= Audrey Coulter =

American equestrian

Audrey Coulter is an equestrian who has won several major horse jumping competitions. She is the daughter of financier James Coulter and Penny Coulter.

== Early life ==
Audrey began riding horses when she was three years old, living with her family in the suburbs of Woodside on the San Francisco Peninsula. She and her sister Saer rode for years at Millennium Farms, which belonged to their neighbors across the street. Audrey was showing and jumping horses by the time she was seven.

== Personal life ==
Audrey graduated from Dartmouth College in 2015 with a degree in Economics and minor in Chemistry. Her LinkedIn profile indicates that after her showjumping career with Copernicus Stables, she worked for Goldman Sachs for a period of time, and is currently working with HEALTH[at]SCALE Technologies.

== Equestrian career ==
Audrey had many successes early in her horse jumping career, starting from an early age. She earned a Team Silver at the North American Junior Championships in 2010 and placed fourth in the Randolph College/USEF National Junior Jumper Individual Championship. At age 18 she was one of six American young riders invited to contest the European Youngster Cup, which was held along with the World Cup Show Jumping Finals in Leipzig, Germany in late April 2011. She finished in 12th place riding Victory DA.

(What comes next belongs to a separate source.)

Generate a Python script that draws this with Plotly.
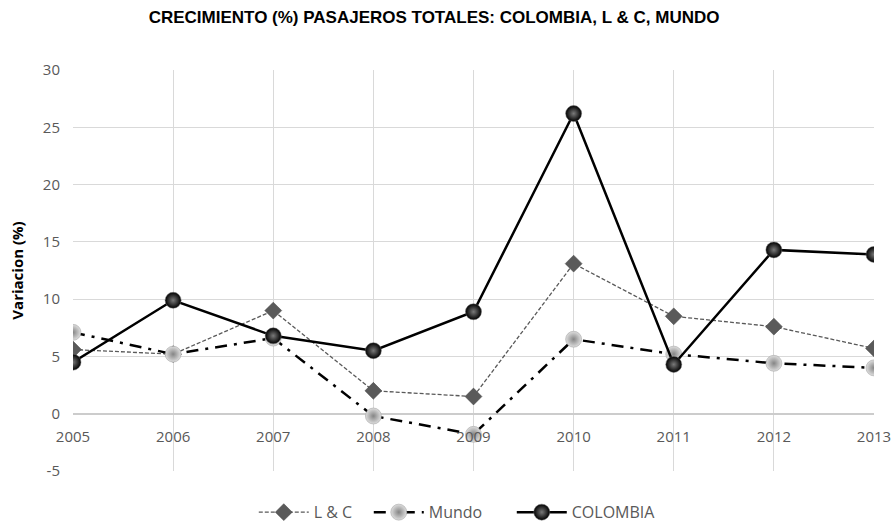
import plotly.graph_objects as go

years = [2005, 2006, 2007, 2008, 2009, 2010, 2011, 2012, 2013]
lyc = [5.6, 5.2, 9.0, 2.0, 1.5, 13.1, 8.5, 7.6, 5.7]
mundo = [7.1, 5.2, 6.6, -0.2, -1.8, 6.5, 5.2, 4.4, 4.0]
colombia = [4.5, 9.9, 6.8, 5.5, 8.9, 26.2, 4.3, 14.3, 13.9]
y_ticks = [-5, 0, 5, 10, 15, 20, 25, 30]
y_ticktext = ["-5", "0", "5", "10", "15", "20", "25", "30"]

Y_MIN, Y_MAX = -5, 30
GRID = "#d9d9d9"
TICK = "#595959"

fig = go.Figure()
fig.add_trace(go.Scatter(
    x=years, y=lyc, name="L & C", mode="lines+markers", legendwidth=50,
    line=dict(color="#595959", width=1.3, dash="4px,2px"),
    marker=dict(symbol="diamond", size=13, color="#5a5a5a",
                line=dict(color="#404040", width=0.5)),
))
fig.add_trace(go.Scatter(
    x=years, y=mundo, name="Mundo", mode="lines+markers", legendwidth=78,
    line=dict(color="black", width=2.5, dash="12px,7px,3px,7px"),
    marker=dict(symbol="circle", size=16, color="#dedede",
                gradient=dict(type="radial", color="#858585"),
                line=dict(color="#9a9a9a", width=0.5)),
))
fig.add_trace(go.Scatter(
    x=years, y=colombia, name="COLOMBIA", mode="lines+markers", legendwidth=86,
    line=dict(color="black", width=2.5),
    marker=dict(symbol="circle", size=16, color="#000000",
                gradient=dict(type="radial", color="#7a7a7a"),
                line=dict(color="#6f6f6f", width=0.5)),
))

fig.update_layout(
    width=895,
    height=527,
    margin=dict(l=73, r=21, t=70, b=56),
    plot_bgcolor="white",
    paper_bgcolor="white",
    font=dict(family="Open Sans, sans-serif", color=TICK),
    title=dict(
        text="<b>CRECIMIENTO (%) PASAJEROS TOTALES: COLOMBIA, L & C, MUNDO</b>",
        font=dict(size=17, color="black", family="Liberation Sans, sans-serif"),
        x=0.485, xanchor="center", y=0.968, yanchor="middle",
    ),
    xaxis=dict(
        range=[2005, 2013], tickvals=years, ticktext=[str(y) for y in years],
        showgrid=True, gridcolor=GRID, gridwidth=1,
        zeroline=False, showline=False, ticks="", ticklabelstandoff=12,
        ticklabeloverflow="allow",
        anchor="free", position=(0 - Y_MIN) / (Y_MAX - Y_MIN),
        tickfont=dict(size=15, color=TICK),
        automargin=False,
    ),
    yaxis=dict(
        range=[Y_MIN, Y_MAX], tickvals=y_ticks, ticktext=y_ticktext,
        showgrid=True, gridcolor=GRID, gridwidth=1,
        zeroline=True, zerolinecolor="#cccccc", zerolinewidth=1.5,
        showline=False, ticks="", ticklabelstandoff=12,
        tickfont=dict(size=15, color=TICK),
        automargin=False,
        title=dict(text="<b>Variacion (%)</b>",
                   font=dict(size=15, color="black")),
    ),
    legend=dict(
        orientation="h", x=0.481, xanchor="center",
        yref="container", y=0.028, yanchor="middle",
        font=dict(size=16, color=TICK),
        itemwidth=50, traceorder="normal",
    ),
)

# the page body has a default 8px margin; drop it so the figure fills the window
fig.write_html(
    "out.html",
    config={"displayModeBar": False},
    post_script="document.body.style.margin='0';"
                "document.body.style.overflow='hidden';"
                "document.documentElement.style.overflow='hidden';",
)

In 2014, at age 21, she won the $280,000 Adequan Grand Prix at the FTI Consulting Winter Equestrian Festival at the Palm Beach International Equestrian Center in Wellington, Fla. on a horse called Acorte (an eleven-year old Hanoverian mare who had previously showed successfully with Rolf Moormann). Audrey finished in 40.51 seconds, knocking out the 1st and 2nd ranked riders in the world who finished 2nd (Ben Maher on Ursula XII in 41.10 seconds) and 3rd (Scott Brash on Cella in 41.31 seconds) behind her. Later that same afternoon, she won the $84,000 Suncast 1.50m Championship Jumper classic with Victory DA, and was later named Leading Lady Grand Prix Rider for week seven of the festival. Her coaches at the time were Meredith Michaels-Beerbaum and Markus Beerbaum of Germany.

In 2015, she was one of four riders on the United States team that earned 10th place at the 2015 CSIO Gijón, with Audrey riding Capital Colnardo. She took 2nd place riding a horse named Domino, who she said was a "relatively new mount" for her at the time, at the Longines FEI World Cup qualifier in Las Vegas that same year. She and Capital Colnado later took third place in the Longines International Grand Prix in Dublin in July 2016. Later that year, she and Capital Colnardo had their first major class win in 2016 in the $100,000 Longines FEI World Cup at the Sacramento International Horse Show in a course designed by 2016 Rio Olympic showjumping course designer, Guilherme Jorge.